● **Exercise prompt**:
In your copy, include every line of the listing below exactly but none of the pictures.
* * * * * * *
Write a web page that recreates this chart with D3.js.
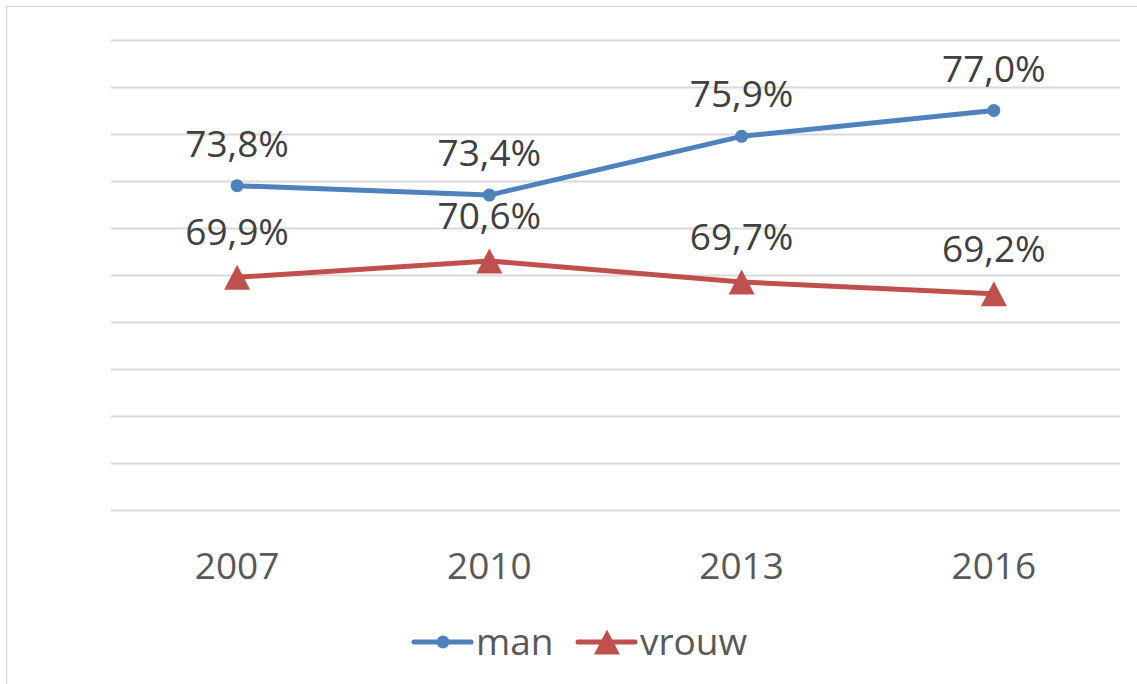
<!DOCTYPE html>
<html>
<head>
<meta charset="utf-8">
<script src="https://cdn.jsdelivr.net/npm/d3@7"></script>
<style>
  body { margin: 0; background: #fff; }
  svg { display: block; font-family: "Open Sans", "Noto Sans", sans-serif; }
</style>
</head>
<body>
<div id="chart"></div>
<script>
const years = ['2007', '2010', '2013', '2016'];
const manValues = [73.8, 73.4, 75.9, 77.0];
const vrouwValues = [69.9, 70.6, 69.7, 69.2];
const gridTicks = [60, 62, 64, 66, 68, 70, 72, 74, 76, 78, 80];

const W = 1137, H = 684;
const PLOT = { left: 111, right: 1120, top: 40, bottom: 510 };
const FONT = '37px';

const svg = d3.select('#chart').append('svg')
  .attr('width', W).attr('height', H);

// chart frame
svg.append('rect')
  .attr('x', 6.5).attr('y', 6.5)
  .attr('width', W + 10).attr('height', H + 10)
  .attr('fill', 'none').attr('stroke', '#d9d9d9').attr('stroke-width', 1.5);

const x = d3.scaleBand().domain(years).range([PLOT.left, PLOT.right]);
const y = d3.scaleLinear().domain([60, 80]).range([PLOT.bottom, PLOT.top]);

// gridlines
svg.append('g')
  .selectAll('line').data(gridTicks).join('line')
  .attr('x1', PLOT.left).attr('x2', PLOT.right)
  .attr('y1', d => Math.round(y(d)) + 0.5).attr('y2', d => Math.round(y(d)) + 0.5)
  .attr('stroke', '#d9d9d9').attr('stroke-width', 2);

// x axis labels
const xAxis = svg.append('g')
  .attr('transform', `translate(0,${PLOT.bottom})`)
  .call(d3.axisBottom(x).tickSize(0));
xAxis.select('.domain').remove();
xAxis.selectAll('text')
  .attr('y', 69).attr('dy', 0)
  .attr('font-family', '"Open Sans", "Noto Sans", sans-serif')
  .style('font-size', FONT).style('fill', '#595959');

const cx = d => x(d) + x.bandwidth() / 2;
const line = d3.line().x(d => cx(d[0])).y(d => y(d[1]));
const fmt = v => v.toFixed(1).replace('.', ',') + '%';
// Excel-style triangle marker, centred on its bounding box
const tri = 'M0,-12.5L13,12.5L-13,12.5Z';

const series = [
  { name: 'man', values: manValues, color: '#4f81bd', marker: 'circle' },
  { name: 'vrouw', values: vrouwValues, color: '#c0504d', marker: 'triangle' }
];

for (const s of series) {
  const pts = years.map((yr, i) => [yr, s.values[i]]);
  svg.append('path').datum(pts)
    .attr('d', line).attr('fill', 'none')
    .attr('stroke', s.color).attr('stroke-width', 5)
    .attr('stroke-linejoin', 'round').attr('stroke-linecap', 'round');

  if (s.marker === 'circle') {
    svg.append('g').selectAll('circle').data(pts).join('circle')
      .attr('cx', d => cx(d[0])).attr('cy', d => y(d[1])).attr('r', 6.5)
      .attr('fill', s.color);
  } else {
    svg.append('g').selectAll('path').data(pts).join('path')
      .attr('d', tri)
      .attr('transform', d => `translate(${cx(d[0])},${y(d[1])})`)
      .attr('fill', s.color);
  }

  // data labels
  svg.append('g').selectAll('text').data(pts).join('text')
    .attr('x', d => cx(d[0]))
    .attr('y', d => y(d[1]) - (s.marker === 'circle' ? 29 : 32))
    .attr('text-anchor', 'middle')
    .style('font-size', FONT).style('fill', '#404040')
    .text(d => fmt(d[1]));
}

// legend
const legend = svg.append('g').attr('transform', 'translate(0,642)');
const legendItems = [
  { x: 414, s: series[0] },
  { x: 578, s: series[1] }
];
for (const it of legendItems) {
  legend.append('line')
    .attr('x1', it.x).attr('x2', it.x + 57).attr('y1', 0).attr('y2', 0)
    .attr('stroke', it.s.color).attr('stroke-width', 5).attr('stroke-linecap', 'round');
  if (it.s.marker === 'circle') {
    legend.append('circle').attr('cx', it.x + 29).attr('cy', 0).attr('r', 6.5).attr('fill', it.s.color);
  } else {
    legend.append('path').attr('d', tri)
      .attr('transform', `translate(${it.x + 29},0)`).attr('fill', it.s.color);
  }
  legend.append('text')
    .attr('x', it.x + 62).attr('y', 13)
    .style('font-size', FONT).style('fill', '#595959')
    .text(it.s.name);
}
</script>
</body>
</html>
* * * * * * *
● **Result of the exercise**:
Write a web page that recreates this chart with D3.js.
<!DOCTYPE html>
<html>
<head>
<meta charset="utf-8">
<script src="https://cdn.jsdelivr.net/npm/d3@7"></script>
<style>
  body { margin: 0; background: #fff; }
  svg { display: block; font-family: "Open Sans", "Noto Sans", sans-serif; }
</style>
</head>
<body>
<div id="chart"></div>
<script>
const years = ['2007', '2010', '2013', '2016'];
const manValues = [73.8, 73.4, 75.9, 77.0];
const vrouwValues = [69.9, 70.6, 69.7, 69.2];
const gridTicks = [60, 62, 64, 66, 68, 70, 72, 74, 76, 78, 80];

const W = 1137, H = 684;
const PLOT = { left: 111, right: 1120, top: 40, bottom: 510 };
const FONT = '37px';

const svg = d3.select('#chart').append('svg')
  .attr('width', W).attr('height', H);

// chart frame
svg.append('rect')
  .attr('x', 6.5).attr('y', 6.5)
  .attr('width', W + 10).attr('height', H + 10)
  .attr('fill', 'none').attr('stroke', '#d9d9d9').attr('stroke-width', 1.5);

const x = d3.scaleBand().domain(years).range([PLOT.left, PLOT.right]);
const y = d3.scaleLinear().domain([60, 80]).range([PLOT.bottom, PLOT.top]);

// gridlines
svg.append('g')
  .selectAll('line').data(gridTicks).join('line')
  .attr('x1', PLOT.left).attr('x2', PLOT.right)
  .attr('y1', d => Math.round(y(d)) + 0.5).attr('y2', d => Math.round(y(d)) + 0.5)
  .attr('stroke', '#d9d9d9').attr('stroke-width', 2);

// x axis labels
const xAxis = svg.append('g')
  .attr('transform', `translate(0,${PLOT.bottom})`)
  .call(d3.axisBottom(x).tickSize(0));
xAxis.select('.domain').remove();
xAxis.selectAll('text')
  .attr('y', 69).attr('dy', 0)
  .attr('font-family', '"Open Sans", "Noto Sans", sans-serif')
  .style('font-size', FONT).style('fill', '#595959');

const cx = d => x(d) + x.bandwidth() / 2;
const line = d3.line().x(d => cx(d[0])).y(d => y(d[1]));
const fmt = v => v.toFixed(1).replace('.', ',') + '%';
// Excel-style triangle marker, centred on its bounding box
const tri = 'M0,-12.5L13,12.5L-13,12.5Z';

const series = [
  { name: 'man', values: manValues, color: '#4f81bd', marker: 'circle' },
  { name: 'vrouw', values: vrouwValues, color: '#c0504d', marker: 'triangle' }
];

for (const s of series) {
  const pts = years.map((yr, i) => [yr, s.values[i]]);
  svg.append('path').datum(pts)
    .attr('d', line).attr('fill', 'none')
    .attr('stroke', s.color).attr('stroke-width', 5)
    .attr('stroke-linejoin', 'round').attr('stroke-linecap', 'round');

  if (s.marker === 'circle') {
    svg.append('g').selectAll('circle').data(pts).join('circle')
      .attr('cx', d => cx(d[0])).attr('cy', d => y(d[1])).attr('r', 6.5)
      .attr('fill', s.color);
  } else {
    svg.append('g').selectAll('path').data(pts).join('path')
      .attr('d', tri)
      .attr('transform', d => `translate(${cx(d[0])},${y(d[1])})`)
      .attr('fill', s.color);
  }

  // data labels
  svg.append('g').selectAll('text').data(pts).join('text')
    .attr('x', d => cx(d[0]))
    .attr('y', d => y(d[1]) - (s.marker === 'circle' ? 29 : 32))
    .attr('text-anchor', 'middle')
    .style('font-size', FONT).style('fill', '#404040')
    .text(d => fmt(d[1]));
}

// legend
const legend = svg.append('g').attr('transform', 'translate(0,642)');
const legendItems = [
  { x: 414, s: series[0] },
  { x: 578, s: series[1] }
];
for (const it of legendItems) {
  legend.append('line')
    .attr('x1', it.x).attr('x2', it.x + 57).attr('y1', 0).attr('y2', 0)
    .attr('stroke', it.s.color).attr('stroke-width', 5).attr('stroke-linecap', 'round');
  if (it.s.marker === 'circle') {
    legend.append('circle').attr('cx', it.x + 29).attr('cy', 0).attr('r', 6.5).attr('fill', it.s.color);
  } else {
    legend.append('path').attr('d', tri)
      .attr('transform', `translate(${it.x + 29},0)`).attr('fill', it.s.color);
  }
  legend.append('text')
    .attr('x', it.x + 62).attr('y', 13)
    .style('font-size', FONT).style('fill', '#595959')
    .text(it.s.name);
}
</script>
</body>
</html>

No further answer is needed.